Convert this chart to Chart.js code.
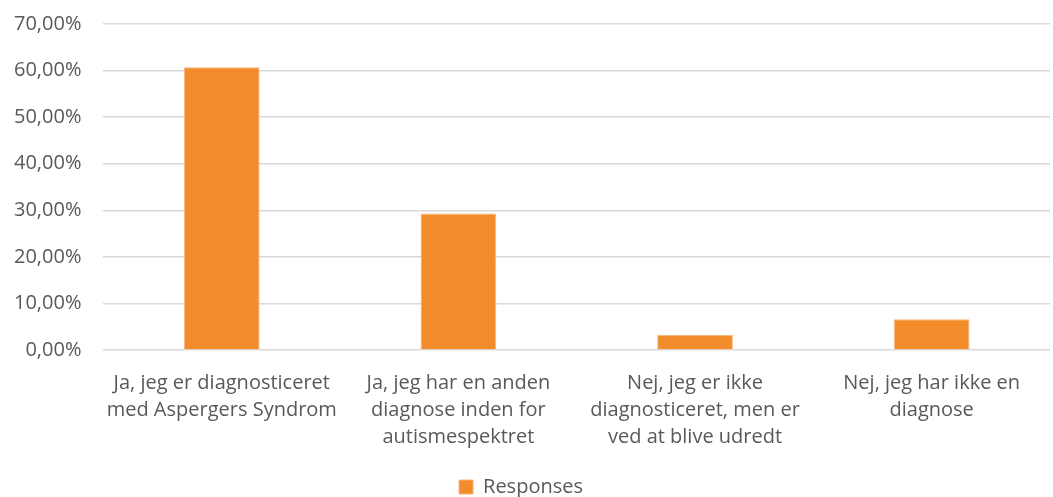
<!DOCTYPE html>
<html>
<head>
<meta charset="utf-8">
<script src="https://cdn.jsdelivr.net/npm/chart.js@4"></script>
<style>
  html, body { margin: 0; padding: 0; background: #fff; }
  #wrap { width: 1053px; height: 497px; }
</style>
</head>
<body>
<div id="wrap"><canvas id="chart" width="1053" height="497"></canvas></div>
<script>
// Kategorier (svarmuligheder), delt i linjer som i originalen
const categories = [
  ['Ja, jeg er diagnosticeret', 'med Aspergers Syndrom'],
  ['Ja, jeg har en anden', 'diagnose inden for', 'autismespektret'],
  ['Nej, jeg er ikke', 'diagnosticeret, men er', 'ved at blive udredt'],
  ['Nej, jeg har ikke en', 'diagnose']
];
const responses = [60.7, 29.3, 3.3, 6.6];
const seriesName = 'Responses';

const fontFamily = '"Open Sans", sans-serif';
const textColor = '#595959';

new Chart(document.getElementById('chart'), {
  type: 'bar',
  data: {
    labels: categories,
    datasets: [{
      label: seriesName,
      data: responses,
      backgroundColor: '#f28b29',
      borderColor: '#f7b57a',
      borderWidth: 1,
      barPercentage: 0.32,
      categoryPercentage: 1.0
    }]
  },
  options: {
    responsive: false,
    animation: false,
    layout: { padding: { top: 24, right: 3, left: -8, bottom: -10 } },
    plugins: {
      legend: {
        position: 'bottom',
        labels: {
          color: textColor,
          font: { family: fontFamily, size: 20 },
          boxWidth: 14,
          boxHeight: 14,
          padding: 0
        }
      },
      tooltip: { enabled: false }
    },
    scales: {
      x: {
        grid: { display: false },
        border: { display: false },
        ticks: {
          color: textColor,
          font: { family: fontFamily, size: 20, lineHeight: 1.35 },
          maxRotation: 0,
          autoSkip: false,
          padding: 12
        },
        // ekstra luft mellem kategorietiketter og forklaring
        afterFit: (scale) => { scale.height += 14; }
      },
      y: {
        min: 0,
        max: 70,
        grid: { color: '#d9d9d9', lineWidth: 1.5, drawTicks: false },
        border: { display: false },
        ticks: {
          stepSize: 10,
          color: textColor,
          font: { family: fontFamily, size: 20 },
          padding: 22,
          callback: (v) => v.toFixed(2).replace('.', ',') + '%'
        },
        // øverste gitterlinje tættere på kanten
        afterFit: (scale) => { scale.paddingTop = 0; }
      }
    }
  }
});
</script>
</body>
</html>
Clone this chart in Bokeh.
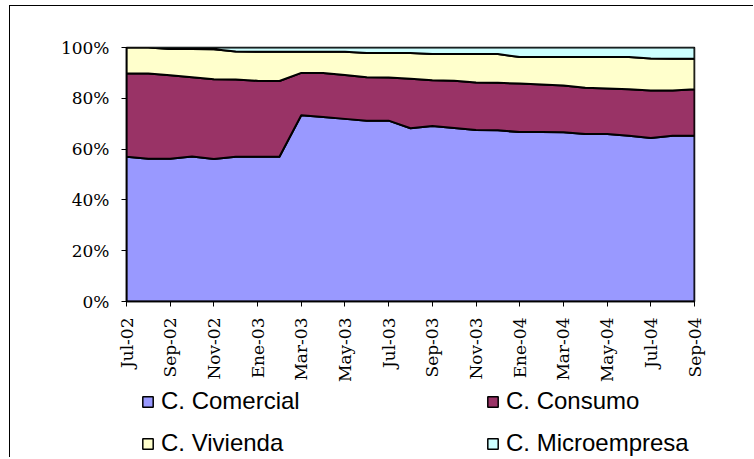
import math
import numpy as np
from bokeh.plotting import figure
from bokeh.layouts import column
from bokeh.models import Range1d, FixedTicker, Legend, LegendItem
from bokeh.embed import file_html
from bokeh.resources import INLINE

# ---------------- data ----------------
months = ["Jul-02", "Ago-02", "Sep-02", "Oct-02", "Nov-02", "Dic-02",
          "Ene-03", "Feb-03", "Mar-03", "Abr-03", "May-03", "Jun-03",
          "Jul-03", "Ago-03", "Sep-03", "Oct-03", "Nov-03", "Dic-03",
          "Ene-04", "Feb-04", "Mar-04", "Abr-04", "May-04", "Jun-04",
          "Jul-04", "Ago-04", "Sep-04"]

tick_labels = ["Jul-02", "Sep-02", "Nov-02", "Ene-03", "Mar-03", "May-03",
               "Jul-03", "Sep-03", "Nov-03", "Ene-04", "Mar-04", "May-04",
               "Jul-04", "Sep-04"]

y_ticks = [0, 20, 40, 60, 80, 100]

series_names = ["C. Comercial", "C. Consumo", "C. Vivienda", "C. Microempresa"]

comercial = [57.0, 56.2, 56.2, 57.1, 56.1, 57.0, 57.0, 57.0, 73.3, 72.6, 71.9, 71.2, 71.2,
             68.2, 69.1, 68.3, 67.5, 67.4, 66.7, 66.7, 66.6, 65.9, 65.9, 65.3, 64.4, 65.3, 65.3]
consumo = [32.8, 33.6, 32.9, 31.2, 31.4, 30.4, 29.9, 29.8, 16.7, 17.4, 17.3, 17.1, 17.0,
           19.5, 18.0, 18.6, 18.7, 18.7, 19.1, 18.7, 18.4, 18.3, 18.0, 18.3, 18.7, 17.8, 18.3]
vivienda = [10.2, 10.2, 10.3, 11.1, 11.8, 11.0, 11.4, 11.5, 8.3, 8.3, 9.1, 9.5, 9.6,
            10.1, 10.3, 10.5, 11.2, 11.3, 10.5, 10.9, 11.3, 12.1, 12.4, 12.7, 12.6, 12.5, 12.0]
microempresa = [0.0, 0.0, 0.6, 0.6, 0.7, 1.6, 1.7, 1.7, 1.7, 1.7, 1.7, 2.2, 2.2,
                2.2, 2.6, 2.6, 2.6, 2.6, 3.7, 3.7, 3.7, 3.7, 3.7, 3.7, 4.3, 4.4, 4.4]

colors = ["#9999FF", "#993366", "#FFFFCC", "#CCFFFF"]

# ---------------- main figure ----------------
n = len(months)
x = np.arange(n)

p = figure(width=753, height=386, output_backend="svg", toolbar_location=None,
           x_range=Range1d(0, n - 1), y_range=Range1d(0, 100),
           min_border_left=126, min_border_right=59,
           min_border_top=47, min_border_bottom=85)
p.border_fill_color = None
p.grid.visible = False
p.outline_line_color = "#000000"
p.outline_line_width = 1.5

vals = np.array([comercial, consumo, vivienda, microempresa], dtype=float)
vals = vals / vals.sum(axis=0) * 100.0
cum = np.vstack([np.zeros(n), np.cumsum(vals, axis=0)])

polys = []
for k in range(4):
    lower = cum[k]
    upper = cum[k + 1]
    xs = list(x) + list(x[::-1])
    ys = list(upper) + list(lower[::-1])
    polys.append((xs, ys))
    p.patch(xs, ys, fill_color=colors[k], line_color="#000000", line_width=2,
            line_join="round")

p.xaxis.ticker = FixedTicker(ticks=[months.index(t) for t in tick_labels])
p.xaxis.major_label_overrides = {months.index(t): t for t in tick_labels}
p.xaxis.major_label_orientation = math.pi / 2
p.yaxis.ticker = FixedTicker(ticks=y_ticks)
p.yaxis.major_label_overrides = {v: f"{v}%" for v in y_ticks}

for ax in (p.xaxis[0], p.yaxis[0]):
    ax.axis_line_color = "#000000"
    ax.axis_line_width = 1.5
    ax.major_tick_line_color = "#000000"
    ax.major_tick_line_width = 1
    ax.major_tick_out = 5
    ax.major_tick_in = 0
    ax.minor_tick_line_color = None
    ax.major_label_text_font = "DejaVu Serif"
    ax.major_label_text_font_size = "17px"
    ax.major_label_text_color = "#000000"

p.yaxis.major_label_standoff = 12
p.xaxis.major_label_standoff = 11

# ---------------- legend strip ----------------
p2 = figure(width=753, height=71, output_backend="svg", toolbar_location=None,
            x_range=Range1d(0, 1), y_range=Range1d(500, 501),
            min_border_left=126, min_border_right=59, min_border_top=0, min_border_bottom=0)
p2.border_fill_color = None
p2.background_fill_color = None
p2.xaxis.visible = False
p2.yaxis.visible = False
p2.grid.visible = False
p2.outline_line_color = None

swatches = [p2.patch(polys[k][0], polys[k][1], fill_color=colors[k],
                     line_color="#000000", line_width=1.5) for k in range(4)]

def make_legend(idx, loc):
    leg = Legend(items=[LegendItem(label=series_names[i], renderers=[swatches[i]]) for i in idx],
                 location=loc, orientation="vertical")
    leg.label_text_font = "Liberation Sans"
    leg.label_text_font_size = "24px"
    leg.label_text_color = "#000000"
    leg.glyph_width = 13
    leg.glyph_height = 13
    leg.label_height = 28
    leg.spacing = 14
    leg.label_standoff = 7
    leg.padding = 0
    leg.margin = 0
    leg.border_line_color = None
    leg.background_fill_alpha = 0
    return leg

p2.add_layout(make_legend([0, 2], (15, 0)))
p2.add_layout(make_legend([1, 3], (360, 0)))

layout = column(p, p2, spacing=0)
layout.styles = {
    "background-image": "linear-gradient(#000000, #000000), linear-gradient(#000000, #000000)",
    "background-size": "1px 100%, 2000px 1px",
    "background-position": "9px 5px, 9px 5px",
    "background-repeat": "no-repeat, no-repeat",
    "overflow": "hidden",
}
open("out.html", "w").write(file_html(layout, INLINE))
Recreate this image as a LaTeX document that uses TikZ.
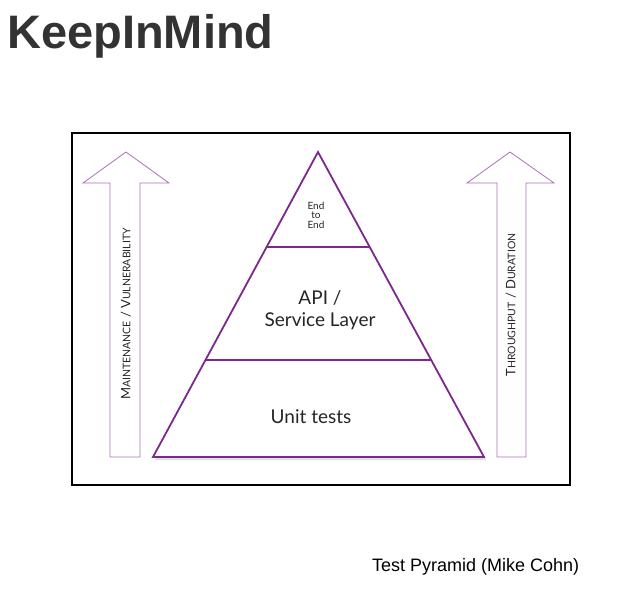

##########

§ **Instruction**:
Please transcribe, word for word, every line from the first line of the records above through the line containing "const textColor = '#595959';", and leave out any pictures.

§ **Response below**:
Convert this chart to Chart.js code.
<!DOCTYPE html>
<html>
<head>
<meta charset="utf-8">
<script src="https://cdn.jsdelivr.net/npm/chart.js@4"></script>
<style>
  html, body { margin: 0; padding: 0; background: #fff; }
  #wrap { width: 1053px; height: 497px; }
</style>
</head>
<body>
<div id="wrap"><canvas id="chart" width="1053" height="497"></canvas></div>
<script>
// Kategorier (svarmuligheder), delt i linjer som i originalen
const categories = [
  ['Ja, jeg er diagnosticeret', 'med Aspergers Syndrom'],
  ['Ja, jeg har en anden', 'diagnose inden for', 'autismespektret'],
  ['Nej, jeg er ikke', 'diagnosticeret, men er', 'ved at blive udredt'],
  ['Nej, jeg har ikke en', 'diagnose']
];
const responses = [60.7, 29.3, 3.3, 6.6];
const seriesName = 'Responses';

const fontFamily = '"Open Sans", sans-serif';
const textColor = '#595959';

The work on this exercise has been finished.